[What the exercise asks] Retype every line from the start of the entries below down to the line with "const d7Err = [0.040, 0.021];", both ends included; skip the pictures.
#### Material shown
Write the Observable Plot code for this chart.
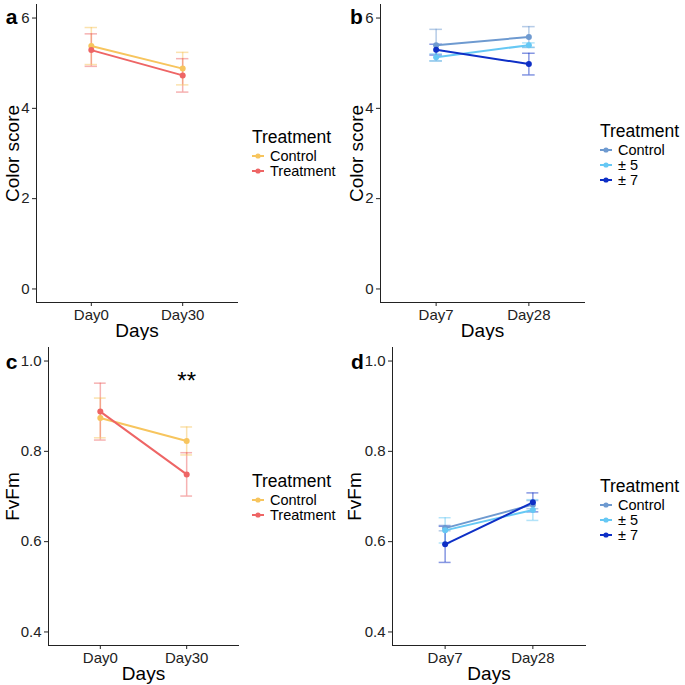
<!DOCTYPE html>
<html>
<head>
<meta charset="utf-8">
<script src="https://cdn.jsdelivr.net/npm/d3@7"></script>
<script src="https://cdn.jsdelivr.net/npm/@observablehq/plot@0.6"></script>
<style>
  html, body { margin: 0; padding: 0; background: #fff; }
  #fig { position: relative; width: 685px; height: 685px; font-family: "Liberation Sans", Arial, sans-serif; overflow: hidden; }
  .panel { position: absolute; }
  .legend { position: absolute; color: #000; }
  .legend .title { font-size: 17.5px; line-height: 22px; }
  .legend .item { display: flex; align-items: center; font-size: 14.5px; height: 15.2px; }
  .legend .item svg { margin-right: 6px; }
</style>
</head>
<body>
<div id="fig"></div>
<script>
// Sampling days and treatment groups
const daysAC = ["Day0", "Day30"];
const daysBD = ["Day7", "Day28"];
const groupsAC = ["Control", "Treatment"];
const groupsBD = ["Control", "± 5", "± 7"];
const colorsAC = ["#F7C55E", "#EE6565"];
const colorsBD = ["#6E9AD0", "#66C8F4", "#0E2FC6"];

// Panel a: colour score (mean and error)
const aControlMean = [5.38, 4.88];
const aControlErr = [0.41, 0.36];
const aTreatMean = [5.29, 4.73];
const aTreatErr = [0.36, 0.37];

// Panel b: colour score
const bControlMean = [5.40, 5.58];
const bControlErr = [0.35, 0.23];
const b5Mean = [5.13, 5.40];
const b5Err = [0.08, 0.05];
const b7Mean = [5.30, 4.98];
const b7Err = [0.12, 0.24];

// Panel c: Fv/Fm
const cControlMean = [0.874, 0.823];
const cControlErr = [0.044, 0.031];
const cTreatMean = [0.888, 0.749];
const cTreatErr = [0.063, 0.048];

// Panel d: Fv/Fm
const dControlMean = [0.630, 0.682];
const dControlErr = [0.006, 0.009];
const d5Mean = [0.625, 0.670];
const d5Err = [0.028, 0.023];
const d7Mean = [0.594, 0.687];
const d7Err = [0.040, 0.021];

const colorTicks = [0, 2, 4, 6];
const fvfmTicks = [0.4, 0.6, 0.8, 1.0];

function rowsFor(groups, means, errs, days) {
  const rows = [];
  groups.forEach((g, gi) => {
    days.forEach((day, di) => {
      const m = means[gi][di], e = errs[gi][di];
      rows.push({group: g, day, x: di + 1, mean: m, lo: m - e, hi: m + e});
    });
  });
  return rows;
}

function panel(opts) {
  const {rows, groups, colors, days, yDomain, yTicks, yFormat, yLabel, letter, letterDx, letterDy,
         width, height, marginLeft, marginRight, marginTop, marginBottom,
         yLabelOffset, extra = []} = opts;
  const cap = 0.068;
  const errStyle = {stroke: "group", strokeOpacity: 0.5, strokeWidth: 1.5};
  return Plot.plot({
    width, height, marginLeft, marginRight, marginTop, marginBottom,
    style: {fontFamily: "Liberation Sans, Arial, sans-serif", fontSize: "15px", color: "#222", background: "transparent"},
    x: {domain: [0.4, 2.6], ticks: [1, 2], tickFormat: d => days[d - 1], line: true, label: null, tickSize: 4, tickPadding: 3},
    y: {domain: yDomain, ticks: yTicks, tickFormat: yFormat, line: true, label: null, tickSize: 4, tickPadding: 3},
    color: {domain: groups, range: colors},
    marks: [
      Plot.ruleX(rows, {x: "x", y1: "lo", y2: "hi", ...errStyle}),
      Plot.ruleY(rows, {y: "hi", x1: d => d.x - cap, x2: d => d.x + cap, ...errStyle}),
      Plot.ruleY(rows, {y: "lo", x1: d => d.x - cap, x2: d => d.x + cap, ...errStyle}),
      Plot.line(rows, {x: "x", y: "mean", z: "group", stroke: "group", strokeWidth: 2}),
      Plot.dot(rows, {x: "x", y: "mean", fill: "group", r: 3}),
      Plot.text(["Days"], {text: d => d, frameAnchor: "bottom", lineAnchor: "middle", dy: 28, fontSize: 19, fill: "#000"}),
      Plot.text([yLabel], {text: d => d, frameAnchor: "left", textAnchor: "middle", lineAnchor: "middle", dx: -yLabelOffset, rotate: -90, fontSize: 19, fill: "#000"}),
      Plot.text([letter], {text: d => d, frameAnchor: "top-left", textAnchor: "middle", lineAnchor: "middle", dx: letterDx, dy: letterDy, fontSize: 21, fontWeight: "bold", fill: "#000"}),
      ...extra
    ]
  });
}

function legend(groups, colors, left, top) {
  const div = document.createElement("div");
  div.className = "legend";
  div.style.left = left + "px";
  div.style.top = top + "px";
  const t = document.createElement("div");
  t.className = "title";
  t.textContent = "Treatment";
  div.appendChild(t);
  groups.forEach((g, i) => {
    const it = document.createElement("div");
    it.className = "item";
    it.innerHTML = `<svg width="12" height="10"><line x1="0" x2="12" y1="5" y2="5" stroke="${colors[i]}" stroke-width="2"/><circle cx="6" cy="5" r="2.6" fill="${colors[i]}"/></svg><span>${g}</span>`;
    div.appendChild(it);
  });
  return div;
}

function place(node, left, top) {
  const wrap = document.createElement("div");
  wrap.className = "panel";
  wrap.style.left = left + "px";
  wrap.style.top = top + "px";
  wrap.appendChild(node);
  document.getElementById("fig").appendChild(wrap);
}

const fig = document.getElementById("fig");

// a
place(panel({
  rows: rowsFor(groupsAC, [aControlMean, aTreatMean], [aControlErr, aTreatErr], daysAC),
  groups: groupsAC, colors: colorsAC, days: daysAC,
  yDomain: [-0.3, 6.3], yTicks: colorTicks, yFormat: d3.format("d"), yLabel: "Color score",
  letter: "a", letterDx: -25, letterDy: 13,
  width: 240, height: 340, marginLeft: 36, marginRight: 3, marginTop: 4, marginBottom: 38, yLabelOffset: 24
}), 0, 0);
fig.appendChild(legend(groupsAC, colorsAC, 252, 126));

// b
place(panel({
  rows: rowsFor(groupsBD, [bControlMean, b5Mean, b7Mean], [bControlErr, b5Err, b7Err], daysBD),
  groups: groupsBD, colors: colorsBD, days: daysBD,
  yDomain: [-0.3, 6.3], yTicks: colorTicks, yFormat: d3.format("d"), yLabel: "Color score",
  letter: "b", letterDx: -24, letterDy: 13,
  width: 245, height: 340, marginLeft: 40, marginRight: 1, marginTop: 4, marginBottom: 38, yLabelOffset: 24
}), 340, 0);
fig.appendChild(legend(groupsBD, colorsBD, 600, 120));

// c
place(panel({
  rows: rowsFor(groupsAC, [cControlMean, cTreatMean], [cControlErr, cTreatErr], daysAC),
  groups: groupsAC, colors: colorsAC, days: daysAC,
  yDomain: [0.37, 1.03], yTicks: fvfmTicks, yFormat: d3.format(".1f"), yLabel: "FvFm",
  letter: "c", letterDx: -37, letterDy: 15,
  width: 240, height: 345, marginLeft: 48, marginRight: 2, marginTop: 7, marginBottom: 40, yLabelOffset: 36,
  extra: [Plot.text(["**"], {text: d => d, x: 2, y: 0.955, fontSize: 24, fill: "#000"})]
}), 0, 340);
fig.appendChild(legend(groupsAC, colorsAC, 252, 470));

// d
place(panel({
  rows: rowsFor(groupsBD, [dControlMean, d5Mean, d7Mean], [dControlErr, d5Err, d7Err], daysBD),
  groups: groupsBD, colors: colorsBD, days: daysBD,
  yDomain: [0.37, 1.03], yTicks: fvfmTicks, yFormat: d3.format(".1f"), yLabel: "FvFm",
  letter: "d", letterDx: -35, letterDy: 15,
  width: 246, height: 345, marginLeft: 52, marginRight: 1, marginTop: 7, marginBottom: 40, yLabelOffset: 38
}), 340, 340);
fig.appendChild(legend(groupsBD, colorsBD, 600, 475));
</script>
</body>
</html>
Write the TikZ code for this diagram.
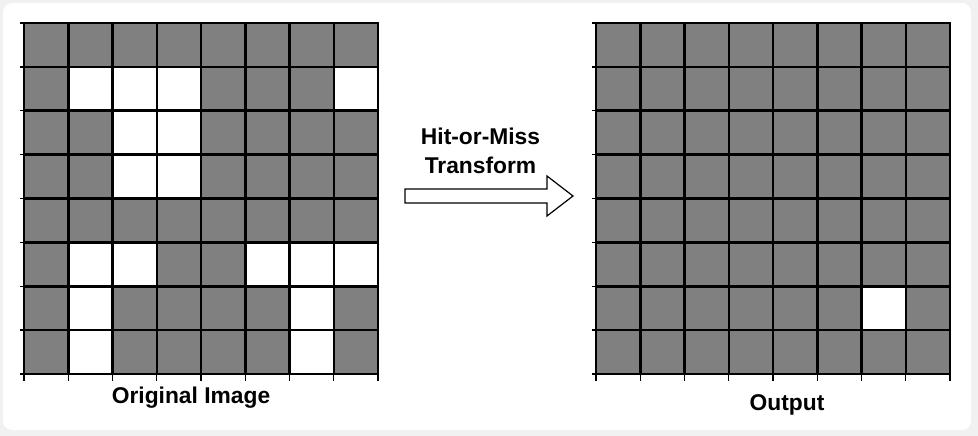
########
[Task response]
Write the Observable Plot code for this chart.
<!DOCTYPE html>
<html>
<head>
<meta charset="utf-8">
<script src="https://cdn.jsdelivr.net/npm/d3@7"></script>
<script src="https://cdn.jsdelivr.net/npm/@observablehq/plot@0.6"></script>
<style>
  html, body { margin: 0; padding: 0; background: #fff; }
  #fig { position: relative; width: 685px; height: 685px; font-family: "Liberation Sans", Arial, sans-serif; overflow: hidden; }
  .panel { position: absolute; }
  .legend { position: absolute; color: #000; }
  .legend .title { font-size: 17.5px; line-height: 22px; }
  .legend .item { display: flex; align-items: center; font-size: 14.5px; height: 15.2px; }
  .legend .item svg { margin-right: 6px; }
</style>
</head>
<body>
<div id="fig"></div>
<script>
// Sampling days and treatment groups
const daysAC = ["Day0", "Day30"];
const daysBD = ["Day7", "Day28"];
const groupsAC = ["Control", "Treatment"];
const groupsBD = ["Control", "± 5", "± 7"];
const colorsAC = ["#F7C55E", "#EE6565"];
const colorsBD = ["#6E9AD0", "#66C8F4", "#0E2FC6"];

// Panel a: colour score (mean and error)
const aControlMean = [5.38, 4.88];
const aControlErr = [0.41, 0.36];
const aTreatMean = [5.29, 4.73];
const aTreatErr = [0.36, 0.37];

// Panel b: colour score
const bControlMean = [5.40, 5.58];
const bControlErr = [0.35, 0.23];
const b5Mean = [5.13, 5.40];
const b5Err = [0.08, 0.05];
const b7Mean = [5.30, 4.98];
const b7Err = [0.12, 0.24];

// Panel c: Fv/Fm
const cControlMean = [0.874, 0.823];
const cControlErr = [0.044, 0.031];
const cTreatMean = [0.888, 0.749];
const cTreatErr = [0.063, 0.048];

// Panel d: Fv/Fm
const dControlMean = [0.630, 0.682];
const dControlErr = [0.006, 0.009];
const d5Mean = [0.625, 0.670];
const d5Err = [0.028, 0.023];
const d7Mean = [0.594, 0.687];
const d7Err = [0.040, 0.021];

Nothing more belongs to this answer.